Le présent historique : un outil à part entière


Le présent historique est une forme particulière d'alternance des temps. Il consiste à utiliser le présent pour relater des faits passés, comme s'ils se produisaient sous les yeux du lecteur.

En 1815, Napoléon débarque à Golfe-Juan. Il marche vers Paris, rallie les troupes, et entre dans la capitale sous les acclamations.

Ce choix vise à vivifier le récit, à accentuer l'immédiateté et à rendre les faits plus marquants. On le retrouve dans la littérature, le journalisme, ou les récits oraux. S'il est employé ponctuellement et avec cohérence, il constitue un outil stylistique efficace.



Les limites à respecter


Pour que ce mélange de temps fonctionne, il doit être clair et cohérent.


À éviter :

  • Les changements de temps sans logique ni justification ;

  • Un patchwork temporel rendant le texte confus ;

  • L'alternance dans une même phrase sans point d'appui clair ;

  • Des incises en décalage avec le temps du dialogue (par exemple : dialogue au présent avec une incise au passé).


À privilégier :

  • Des transitions marquées (changement de paragraphe, rupture de ton, introspection) ;

  • Un usage régulier dans le texte pour installer un rythme propre ;

  • Une intention claire : faire ressentir, plonger dans l'instant, ralentir ou accélérer la narration ;

  • Un usage adapté à la structure du récit (le passé simple pour les faits, l'imparfait pour l'ambiance, le présent pour l'effet de réalité).


⚠️ Une erreur fréquente chez les débutants


Beaucoup d’auteurs novices alternent entre passé et présent sans intention claire.
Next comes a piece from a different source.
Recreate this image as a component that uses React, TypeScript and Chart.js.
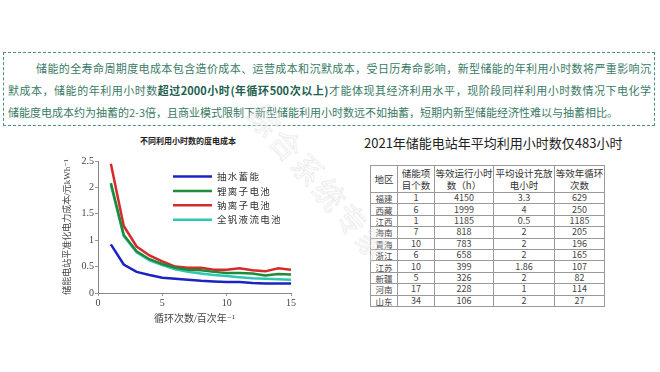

Ce glissement est rarement volontaire : il résulte souvent d’un manque de réflexion initial sur le temps principal à adopter.

Le problème ? Une fois le manuscrit avancé, revenir en arrière pour harmoniser les temps devient un travail long, fastidieux et source d’erreurs.

Conseil : réfléchissez au temps narratif avant d’écrire. Le choix du présent ou du passé doit être cohérent avec le ton, le style et les intentions de votre récit.



Conclusion : une liberté qui exige de la précision


Mélanger les temps n'est pas une faute si cela répond à un objectif narratif. C'est même un des outils les plus puissants pour donner du relief à une voix, de la tension à une scène, ou du naturel à une narration à la première personne.

L'essentiel est de le faire en conscience, et de toujours garder en tête la lisibilité du texte. Le lecteur ne doit pas se demander pourquoi les temps changent : il doit le ressentir.